Ceci tend à démontrer que le Gouvernement a une maîtrise des plus limitées sur l'évolution de la dette publique , d'autant que celle-ci montre une grande sensibilité au taux de progression de la dépense publique, et donc au respect des cibles d'économies fixées (cf. supra ), ainsi qu'aux variations conjoncturelles, comme le font apparaître les projections proposées dans les développements qui suivent.

Quelles peuvent être les conséquences d'un niveau d'endettement élevé, proche de 100 % du PIB ? Des travaux économiques, ayant eu une résonnance particulièrement importante, avaient laissé entendre que lorsque la part de la dette publique d'un pays excédait 90 % du PIB, ses performances économiques s'en trouvaient affectées 100 ( * ) . Toutefois, une récente étude réalisée par des économistes du Fonds monétaire international (FMI) 101 ( * ) propose des résultats notablement différents. Ainsi, cette dernière montre que l'existence d'effets de la dette publique sur la croissance économique au-delà d'un certain seuil n'est pas établie . Elle indique, néanmoins, que la trajectoire de la dette importe autant que son niveau : les pays présentant un niveau d'endettement élevé mais dont la dette est en diminution afficheraient des performances économiques similaires à ceux dont le niveau d'endettement est faible.
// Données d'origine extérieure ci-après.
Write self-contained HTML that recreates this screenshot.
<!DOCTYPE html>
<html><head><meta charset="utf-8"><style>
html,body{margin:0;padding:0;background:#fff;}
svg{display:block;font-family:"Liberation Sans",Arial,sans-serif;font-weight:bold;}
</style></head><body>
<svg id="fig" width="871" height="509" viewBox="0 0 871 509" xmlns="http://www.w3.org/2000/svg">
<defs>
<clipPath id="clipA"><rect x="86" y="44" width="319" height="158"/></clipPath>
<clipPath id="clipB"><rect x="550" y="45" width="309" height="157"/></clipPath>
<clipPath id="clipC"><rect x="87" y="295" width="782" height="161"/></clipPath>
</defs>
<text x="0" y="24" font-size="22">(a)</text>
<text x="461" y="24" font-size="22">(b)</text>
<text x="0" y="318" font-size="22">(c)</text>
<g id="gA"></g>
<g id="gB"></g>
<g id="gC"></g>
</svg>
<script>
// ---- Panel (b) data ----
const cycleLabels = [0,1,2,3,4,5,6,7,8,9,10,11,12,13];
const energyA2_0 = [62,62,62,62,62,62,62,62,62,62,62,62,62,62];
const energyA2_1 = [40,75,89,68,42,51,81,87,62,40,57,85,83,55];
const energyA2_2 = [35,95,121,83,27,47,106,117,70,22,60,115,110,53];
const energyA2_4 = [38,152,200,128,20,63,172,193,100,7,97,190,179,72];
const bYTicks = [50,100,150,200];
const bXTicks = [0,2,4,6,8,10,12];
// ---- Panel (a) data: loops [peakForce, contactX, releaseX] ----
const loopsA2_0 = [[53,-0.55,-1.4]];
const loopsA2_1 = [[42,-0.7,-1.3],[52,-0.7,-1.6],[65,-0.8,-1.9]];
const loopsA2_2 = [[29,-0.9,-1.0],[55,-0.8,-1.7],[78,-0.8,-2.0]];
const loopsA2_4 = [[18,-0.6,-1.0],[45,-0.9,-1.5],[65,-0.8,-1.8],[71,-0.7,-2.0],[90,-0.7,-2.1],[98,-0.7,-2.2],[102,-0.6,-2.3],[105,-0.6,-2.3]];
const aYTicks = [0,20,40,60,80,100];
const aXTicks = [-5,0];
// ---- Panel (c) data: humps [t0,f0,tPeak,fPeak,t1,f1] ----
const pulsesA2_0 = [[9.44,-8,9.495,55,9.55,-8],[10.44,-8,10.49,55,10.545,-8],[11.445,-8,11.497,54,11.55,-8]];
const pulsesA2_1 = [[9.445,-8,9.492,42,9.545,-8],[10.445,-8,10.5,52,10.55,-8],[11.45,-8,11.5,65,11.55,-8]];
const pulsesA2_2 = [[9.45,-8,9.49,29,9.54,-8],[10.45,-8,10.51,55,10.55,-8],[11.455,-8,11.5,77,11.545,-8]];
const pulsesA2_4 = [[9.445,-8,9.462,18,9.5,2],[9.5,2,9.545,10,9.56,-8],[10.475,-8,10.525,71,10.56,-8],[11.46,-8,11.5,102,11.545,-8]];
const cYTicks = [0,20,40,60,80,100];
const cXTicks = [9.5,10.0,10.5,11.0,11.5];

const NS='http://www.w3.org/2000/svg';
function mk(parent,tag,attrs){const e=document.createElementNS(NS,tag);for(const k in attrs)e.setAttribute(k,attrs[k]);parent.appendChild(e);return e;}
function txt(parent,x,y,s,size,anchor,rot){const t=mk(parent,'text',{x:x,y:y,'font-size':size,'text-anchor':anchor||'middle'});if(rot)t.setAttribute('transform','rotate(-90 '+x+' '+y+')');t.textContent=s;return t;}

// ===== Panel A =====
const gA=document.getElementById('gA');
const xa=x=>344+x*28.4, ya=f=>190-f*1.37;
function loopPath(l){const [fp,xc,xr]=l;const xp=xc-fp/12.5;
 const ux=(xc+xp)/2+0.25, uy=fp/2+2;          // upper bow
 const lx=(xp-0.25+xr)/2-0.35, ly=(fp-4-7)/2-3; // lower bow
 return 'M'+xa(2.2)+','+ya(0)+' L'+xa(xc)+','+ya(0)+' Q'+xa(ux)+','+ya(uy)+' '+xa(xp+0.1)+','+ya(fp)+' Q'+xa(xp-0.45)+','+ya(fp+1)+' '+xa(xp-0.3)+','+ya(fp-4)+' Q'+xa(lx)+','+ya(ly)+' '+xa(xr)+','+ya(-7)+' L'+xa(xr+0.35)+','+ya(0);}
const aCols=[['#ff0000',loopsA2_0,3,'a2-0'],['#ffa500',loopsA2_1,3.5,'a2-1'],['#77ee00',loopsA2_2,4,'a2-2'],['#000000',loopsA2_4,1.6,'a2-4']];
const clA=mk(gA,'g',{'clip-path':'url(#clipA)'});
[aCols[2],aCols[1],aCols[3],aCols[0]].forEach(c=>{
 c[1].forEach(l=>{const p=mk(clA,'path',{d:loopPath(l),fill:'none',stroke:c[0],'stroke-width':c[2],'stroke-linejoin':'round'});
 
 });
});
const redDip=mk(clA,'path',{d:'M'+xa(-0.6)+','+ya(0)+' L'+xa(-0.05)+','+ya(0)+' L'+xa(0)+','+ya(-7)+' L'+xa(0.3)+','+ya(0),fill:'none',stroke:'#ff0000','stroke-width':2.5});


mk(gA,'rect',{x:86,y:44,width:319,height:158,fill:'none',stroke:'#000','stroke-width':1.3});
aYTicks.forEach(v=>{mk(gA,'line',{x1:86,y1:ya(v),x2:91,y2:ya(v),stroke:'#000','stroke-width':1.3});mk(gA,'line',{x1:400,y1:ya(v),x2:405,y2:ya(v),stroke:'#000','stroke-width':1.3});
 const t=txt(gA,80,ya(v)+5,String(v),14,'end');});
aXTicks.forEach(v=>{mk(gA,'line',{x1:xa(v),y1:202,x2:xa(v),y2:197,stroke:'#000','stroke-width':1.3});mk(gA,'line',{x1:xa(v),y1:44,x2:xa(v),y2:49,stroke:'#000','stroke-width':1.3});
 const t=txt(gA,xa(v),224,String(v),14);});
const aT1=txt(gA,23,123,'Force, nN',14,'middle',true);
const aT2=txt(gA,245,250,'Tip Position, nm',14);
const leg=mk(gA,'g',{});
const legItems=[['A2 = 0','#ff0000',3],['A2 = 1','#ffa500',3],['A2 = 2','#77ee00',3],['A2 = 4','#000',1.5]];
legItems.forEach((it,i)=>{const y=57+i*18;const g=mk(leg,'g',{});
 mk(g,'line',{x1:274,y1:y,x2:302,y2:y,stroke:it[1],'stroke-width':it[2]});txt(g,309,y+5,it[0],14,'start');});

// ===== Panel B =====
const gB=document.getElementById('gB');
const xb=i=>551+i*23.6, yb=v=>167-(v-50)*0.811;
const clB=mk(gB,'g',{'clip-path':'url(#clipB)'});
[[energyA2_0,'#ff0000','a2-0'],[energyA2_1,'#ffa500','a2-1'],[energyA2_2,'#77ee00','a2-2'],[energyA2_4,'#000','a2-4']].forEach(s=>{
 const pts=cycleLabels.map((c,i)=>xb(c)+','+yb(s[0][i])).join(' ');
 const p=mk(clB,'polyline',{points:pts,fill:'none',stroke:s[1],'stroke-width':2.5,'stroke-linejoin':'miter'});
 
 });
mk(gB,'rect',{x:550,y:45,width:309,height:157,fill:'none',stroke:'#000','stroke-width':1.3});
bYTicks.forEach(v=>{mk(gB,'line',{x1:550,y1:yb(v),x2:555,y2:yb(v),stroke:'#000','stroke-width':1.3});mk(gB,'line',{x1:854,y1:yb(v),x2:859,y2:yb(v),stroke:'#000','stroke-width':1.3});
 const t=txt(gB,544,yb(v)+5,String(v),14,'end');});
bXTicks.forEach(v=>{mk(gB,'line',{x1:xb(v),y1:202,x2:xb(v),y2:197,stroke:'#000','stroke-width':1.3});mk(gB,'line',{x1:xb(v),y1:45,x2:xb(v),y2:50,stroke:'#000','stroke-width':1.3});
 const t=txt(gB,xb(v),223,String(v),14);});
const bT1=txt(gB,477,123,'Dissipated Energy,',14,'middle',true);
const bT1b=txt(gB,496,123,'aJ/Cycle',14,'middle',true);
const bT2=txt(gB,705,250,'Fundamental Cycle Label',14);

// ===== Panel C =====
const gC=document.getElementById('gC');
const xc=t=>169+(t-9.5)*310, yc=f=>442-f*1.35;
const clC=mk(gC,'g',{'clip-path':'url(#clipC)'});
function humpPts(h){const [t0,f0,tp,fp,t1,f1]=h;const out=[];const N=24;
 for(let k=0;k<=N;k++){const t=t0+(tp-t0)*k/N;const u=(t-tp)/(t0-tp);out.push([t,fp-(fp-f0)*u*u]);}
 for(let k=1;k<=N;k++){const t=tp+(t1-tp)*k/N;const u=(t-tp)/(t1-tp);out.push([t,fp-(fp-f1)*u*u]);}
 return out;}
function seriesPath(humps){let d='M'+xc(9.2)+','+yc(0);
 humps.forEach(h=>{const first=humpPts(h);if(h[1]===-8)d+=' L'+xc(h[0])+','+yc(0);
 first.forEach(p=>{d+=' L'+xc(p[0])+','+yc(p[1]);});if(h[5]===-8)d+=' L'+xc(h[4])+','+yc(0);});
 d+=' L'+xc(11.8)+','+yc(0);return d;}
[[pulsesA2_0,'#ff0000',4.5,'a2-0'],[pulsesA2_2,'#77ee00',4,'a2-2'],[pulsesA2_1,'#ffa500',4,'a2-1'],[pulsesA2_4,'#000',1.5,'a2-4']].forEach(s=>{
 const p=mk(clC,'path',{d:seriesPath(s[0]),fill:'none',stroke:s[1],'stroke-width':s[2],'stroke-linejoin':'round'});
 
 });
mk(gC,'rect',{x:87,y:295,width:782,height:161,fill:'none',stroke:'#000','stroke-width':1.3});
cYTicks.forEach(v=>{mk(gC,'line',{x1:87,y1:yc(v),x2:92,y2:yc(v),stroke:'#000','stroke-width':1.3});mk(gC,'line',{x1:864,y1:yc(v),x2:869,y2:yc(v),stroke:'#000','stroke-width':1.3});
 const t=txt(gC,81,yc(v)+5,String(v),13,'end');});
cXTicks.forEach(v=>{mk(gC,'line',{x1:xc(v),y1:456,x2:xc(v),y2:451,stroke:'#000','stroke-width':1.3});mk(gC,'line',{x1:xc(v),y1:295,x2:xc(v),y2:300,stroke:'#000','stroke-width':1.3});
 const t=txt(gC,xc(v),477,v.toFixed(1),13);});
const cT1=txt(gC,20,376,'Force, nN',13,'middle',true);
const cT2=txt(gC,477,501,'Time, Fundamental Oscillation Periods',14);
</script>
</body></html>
Par suite, les incidences du niveau d'endettement sur la croissance semblent être ambiguës - même si, chacune à leur manière, les deux études précitées font apparaître qu'une maîtrise de la dette publique est plus favorable à l'activité économique.

Pour autant, il convient de relever que ces mêmes travaux s'appuient sur des séries historiques ; aussi ne sont-ils pas pleinement en mesure de restituer les effets de la « financiarisation » de la dette publique, dorénavant en large partie détenue par des agents financiers ; ce phénomène transparaît à travers l'évolution de la part des non-résidents parmi les détenteurs de titres de dette, qui s'élevait à près de 64 % en juin 2014. Or, l'expérience de la crise de la dette dans la zone euro a montré à quel point les réactions des marchés pouvaient être brutales et s'accompagner d'importantes hausses des primes de risques, ou spreads . Par suite, parce qu'il renforce l'exposition d'un pays à l'apparition de tensions sur sa dette publique, un haut niveau d'endettement est susceptible d'affecter sensiblement l'activité économique .

Quoi qu'il en soit, un niveau élevé de dette publique expose à un accroissement rapide de la charge de la dette en cas de remontée des taux d'intérêt . À cet égard, dans le cas de la France, il ne saurait être exclu que survienne, à relativement brève échéance, une remontée des taux d'intérêt en raison, d'une part, du resserrement de la politique monétaire américaine et, d'autre part, de l' atonie de la conjoncture économique , qui encourage généralement une hausse de la prime de risque sur les titres souverains.

Par suite, il paraît nécessaire d'accroître notre maîtrise tant sur le niveau que sur l'évolution de la dette publique , de manière à mettre fin au gonflement continu observé au cours des dernières années et qui fragilise aussi bien la situation budgétaire de la France que sa position économique. C'est la raison pour laquelle votre rapporteur souhaite proposer la création d'un mécanisme de « frein à la dette » , qui contraindrait le Gouvernement, si le niveau de la dette publique venait à excéder 100 % du PIB, à présenter des mesures permettant de porter le solde effectif à un niveau supérieur au solde stabilisant le ratio d'endettement public au cours des exercices ultérieurs. Un tel mécanisme viendrait utilement compléter les règles existantes, qui concernent principalement l'évolution du solde structurel et du solde effectif.

Graphique n° 45 : Évolution de la dette publique de la France (1998-2014)

* Au quatrième trimestre, le PIB utilisé pour exprimer la dette en point de PIB est le PIB annuel en données brutes. Cette mesure n'a pas de strict équivalent en cours d'année : elle est approximée par le cumul du PIB trimestriel en données corrigées des variations saisonnières et des jours ouvrables (CVS-CJO) sur les quatre derniers trimestres connus.

Source : commission des finances du Sénat (à partir des données de l'Insee)

Graphique n° 46 : Comparaison des différentes trajectoires d'évolution de la dette publique présentées par le Gouvernement entre 2012 et 2014

(en % du PIB)

Source : commission des finances du Sénat (à partir des documents cités)


* 100 C. Reinhart et K. Rogoff, « Growth in a Time of Debt », NBER Working Paper 15639 , 2010.

* 101 A. Pescatori, D. Sandri et John Simon, « Debt and Growth: Is There a Magic Threshold? », IMF Working Paper WP/14/34 , 2014.